Washington wines — on the wrong day?

Wonderful concept by Cadaretta Winery: show its cabernet sauvignon in a line-up of half a dozen similarly priced ($40) cabs. It showed OK, but thinking about it later, none of the wines really stood out. Is Washington wine getting blah? Maybe. Or maybe not: when I got home, I looked in my new book of biodynamic wine tasting times, and found that yesterday was not a good day to taste wine. Hmm…

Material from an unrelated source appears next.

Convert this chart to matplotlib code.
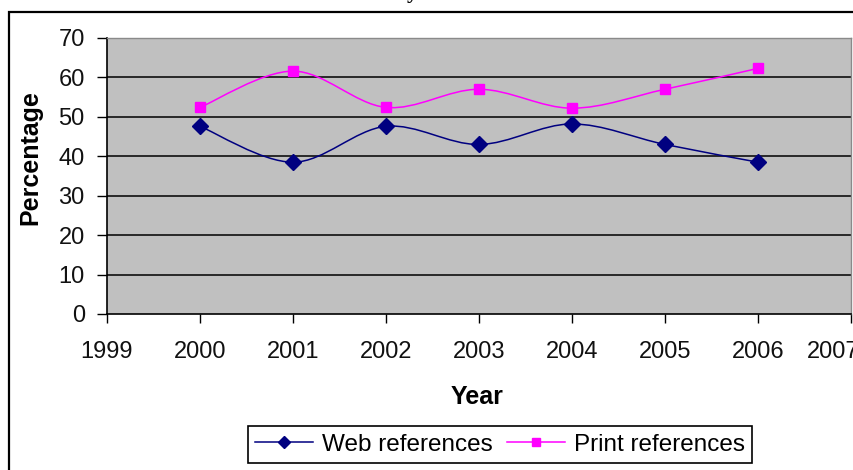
import numpy as np
import matplotlib
matplotlib.use("Agg")
import matplotlib.pyplot as plt
import matplotlib.transforms as mtransforms
from matplotlib.path import Path
from matplotlib.patches import PathPatch, Rectangle
from matplotlib.lines import Line2D

years = [2000, 2001, 2002, 2003, 2004, 2005, 2006]
web_refs = [47.6, 38.5, 47.6, 43.0, 48.2, 43.0, 38.5]
print_refs = [52.4, 61.6, 52.4, 57.0, 52.2, 57.0, 62.3]
x_ticks = list(range(1999, 2008))
y_ticks = list(range(0, 71, 10))

plt.rcParams['font.family'] = ['Liberation Sans', 'DejaVu Sans']

W, H = 854, 470
fig = plt.figure(figsize=(W / 100, H / 100), dpi=100)
fig.patch.set_facecolor('white')


def fx(px):
    return px / W


def fy(py):
    return 1 - py / H


ax = fig.add_axes([fx(107), fy(314), fx(851) - fx(107), fy(38) - fy(314)])
ax.set_facecolor('#c0c0c0')


def smooth_path(xs, ys):
    """Catmull-Rom style cubic Bezier through the points (a smoothed line)."""
    pts = np.column_stack([xs, ys]).astype(float)
    n = len(pts)
    verts = [pts[0]]
    codes = [Path.MOVETO]
    for i in range(n - 1):
        p0 = pts[i - 1] if i > 0 else pts[i]
        p1 = pts[i]
        p2 = pts[i + 1]
        p3 = pts[i + 2] if i + 2 < n else pts[i + 1]
        c1 = p1 + (p2 - p0) / 6.0
        c2 = p2 - (p3 - p1) / 6.0
        verts += [c1, c2, p2]
        codes += [Path.CURVE4] * 3
    return Path(verts, codes)


web_color = '#000080'
print_color = '#ff00ff'

for vals, col in ((web_refs, web_color), (print_refs, print_color)):
    ax.add_patch(PathPatch(smooth_path(years, vals), facecolor='none',
                           edgecolor=col, lw=1.1, zorder=3))

ax.plot(years, web_refs, ls='none', marker='D', ms=8.0, color=web_color,
        zorder=4)
ax.plot(years, print_refs, ls='none', marker='s', ms=7.5, color=print_color,
        zorder=4)

ax.set_xlim(1999, 2007)
ax.set_ylim(0, 70)
ax.set_xticks(x_ticks)
ax.set_yticks(y_ticks)
ax.set_xticklabels([str(v) for v in x_ticks], fontsize=17)
ax.set_yticklabels([str(v) for v in y_ticks], fontsize=17)
ax.tick_params(axis='y', direction='out', length=7, width=1, pad=9,
               colors='black')
ax.tick_params(axis='x', direction='out', length=6.5, width=1, pad=13,
               colors='black')
for lbl in ax.get_xticklabels() + ax.get_yticklabels():
    lbl.set_color('#111111')

# the last year label is nudged left so most of it stays on the canvas
last = ax.get_xticklabels()[-1]
last.set_transform(last.get_transform() +
                   mtransforms.ScaledTranslation(-18 / 100, 0,
                                                 fig.dpi_scale_trans))

for v in y_ticks[1:-1]:
    ax.axhline(v, color='black', lw=1.1, zorder=1)

ax.spines['left'].set_color('black')
ax.spines['left'].set_linewidth(1.2)
ax.spines['bottom'].set_color('black')
ax.spines['bottom'].set_linewidth(1.2)
ax.spines['top'].set_color('#8a8a8a')
ax.spines['right'].set_color('#8a8a8a')
ax.spines['top'].set_linewidth(1.0)
ax.spines['right'].set_linewidth(1.0)

fig.text(fx(477), fy(397), 'Year', fontsize=18, fontweight='bold',
         ha='center', va='center')
fig.text(fx(30), fy(158), 'Percentage', fontsize=18, fontweight='bold',
         ha='center', va='center', rotation=90)

# chart title, mostly above the visible area
fig.text(fx(412), 1 + 1.5 / H, 'y', fontsize=16, fontweight='bold',
         family='Liberation Serif', ha='center', va='baseline')

# outer chart frame
fig.patches.append(Rectangle((fx(9), fy(490)), fx(900) - fx(9),
                             fy(12) - fy(490), transform=fig.transFigure,
                             facecolor='none', edgecolor='black', lw=1.6,
                             zorder=0))

handles = [
    Line2D([], [], color=web_color, lw=1.1, marker='D', ms=6),
    Line2D([], [], color=print_color, lw=1.1, marker='s', ms=6),
]
leg = fig.legend(handles, ['Web references', 'Print references'],
                 loc='center', bbox_to_anchor=(fx(500), fy(444.5)),
                 ncol=2, fontsize=17.5, frameon=True, fancybox=False,
                 edgecolor='black', framealpha=1, handlelength=2.4,
                 handletextpad=0.35, columnspacing=0.6, borderpad=0.3,
                 borderaxespad=0)
leg.get_frame().set_linewidth(1.2)

fig.savefig('out.png', dpi=100, facecolor='white')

Winetasting at 35,000 feet

I asked so many wine questions I had to come clean.
When I confessed to the crew of Singapore flight 25 I was going to the Singapore Airlines wine forum, an off-duty crew member overheard and took me through an impromptu wine-tasting at 33,000 feet — or whatever the actual altitude was. It was also 2:30 am, or perhaps 2:30 pm, depending on whether you’d changed your watch yet.
Anyhow, there I was with Faizal, who is a young and very polite air-sommelier-in-training. He took me through several whites and reds. In his experience, some wines become “dumb” or closed at high altitudes, showing much less aroma and flavor than the exact same bottle sampled on the ground. I’m hoping to find out more about this from Steven Spurrier and the other wine judges for Singapore Air in the next few days.
One of the best wines to drink in the air — especially with the spiced Thai dishes on the menu — is a Riesling from Balthasar Ress, 2006 Rudesheim Rheingau Spatlese. Its floral and fruit aromas wafted up pleasantly in the glass, and a bit of sweetness pairs well with Thai spices.Bouchard’s Beaune de Chateau 2006 Premier Cru was enjoyable with Western flavors including cheeses, though some of the aromas seemed lost in the altitude.
With hearty meat dishes, Faizal favors the Rive Barbera d’Asti 2006 Il Cascione or the Dry Creek Vineyard 2005 Cabernet Sauvignon Dry Creek Valley. It was a treat for me to taste the Cos d’Estournel 1999 St. Estephe and we had an interesting discussion about what people expect from “older wines” these days. Twenty or 30 years ago, knowledgeable wine drinkers looked for these secondary developmental characteristics in “properly aged” wines; today’s consumers favor bigger fruit flavors from younger wines and perhaps don’t even understand how a wine does evolve over time because they never experience this.
Faizal and the whole crew regret recently running out of the Clos de los Siete 2007 cabernet sauvignon-malbec-merlot blend. Apparently this was a great favorite of passengers as well as crew.